Integrating Bind and Win2K AD

W

William Flavin

My company has an existing Windows 2000 domain with several domain
controllers. In the past year or so we have deployed many Linux
servers, including 2 registered BIND 9.2.0 DNS servers to host our
internet domains. One of the internet domains uses the same name as
our internal Win2K domain. We have been discussing integrating the 2
systems. I've read a lot about bringing a new Win2K domain into an
existing internal Bind environment, but I haven't seen much
documentation about how it would work in an existing Win2K environment
like we have.

My main concern is that since the Bind DNS servers allow public access
to resolve the internet address, I don't want our internal DNS
information exposed. Is is possible to allow public access to the
public addresses while protecting the internal information? What are
the benefits of integrating these systems? What are the drawbacks?
I've seen in some other posts that the systems should be kept seperate
and forwarders should be used on the Win2K side to resolve the
internet addresses.
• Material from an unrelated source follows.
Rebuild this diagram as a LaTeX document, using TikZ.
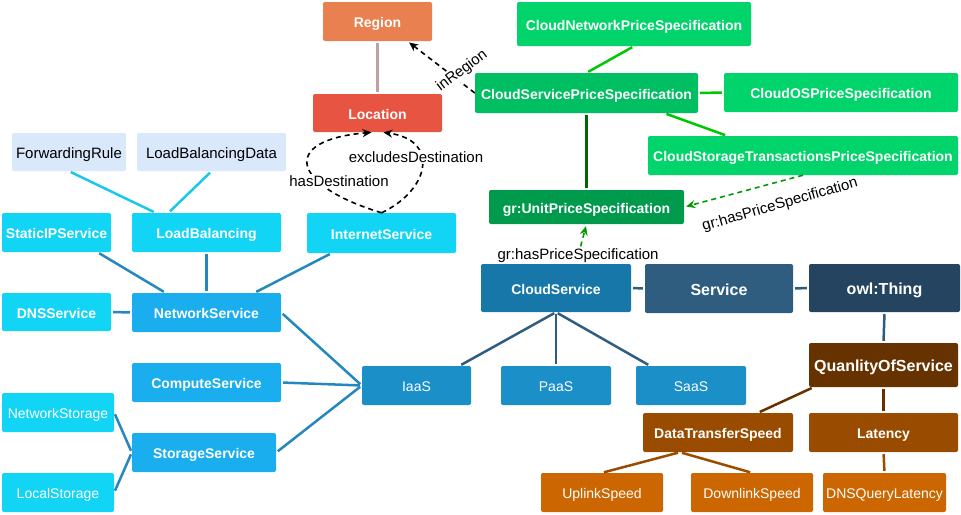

I'm just looking for some suggestions on how to
procede.
 
J

Jonathan de Boyne Pollard

WF> Is is possible to allow public access to the
WF> public addresses while protecting the internal
WF> information?

With Microsoft's DNS server: no. With ISC's BIND, yes (assuming a
loose definition of "protecting").

<URL:http://homepages.tesco.net./~J.deBoynePollard/FGA/dns-split-horizon.html>

WF> I've seen in some other posts that the systems should be
WF> kept seperate [...]

Right now, you've set up "split horizon" DNS service with separate
content DNS servers. The only way to do things differently, given
your choice of softwares (you could do other things if you employed
some of the other DNS server softwares available for Linux), would be
to change to having "split horizon" DNS service with multiple
databases, which would involve your switching to using only BIND.
This would have knock-on effects in the areas of DHCP and database
replication; and, given that you have "split horizon" DNS service
already set up, you'd need some reason for doing it.
 
K

Kevin D. Goodknecht Sr. [MVP]

In
William Flavin said:
My company has an existing Windows 2000 domain with several domain
controllers. In the past year or so we have deployed many Linux
servers, including 2 registered BIND 9.2.0 DNS servers to host our
internet domains. One of the internet domains uses the same name as
our internal Win2K domain. We have been discussing integrating the 2
systems. I've read a lot about bringing a new Win2K domain into an
existing internal Bind environment, but I haven't seen much
documentation about how it would work in an existing Win2K environment
like we have.

My main concern is that since the Bind DNS servers allow public access
to resolve the internet address, I don't want our internal DNS
information exposed.

This is a valid concern you should keep you internal DNS serarate from the
public DNS. Use your Win2k DNS for your internal records it is more secure.
All internal clients should use Win2k exclusively.

Is is possible to allow public access to the
public addresses while protecting the internal information?
Possible? maybe, easy? no

What are
the benefits of integrating these systems?
No real benefits

What are the drawbacks?

There could be many drawbacks keep your current setup don't let your
external users access your internal DNS and vice-versa.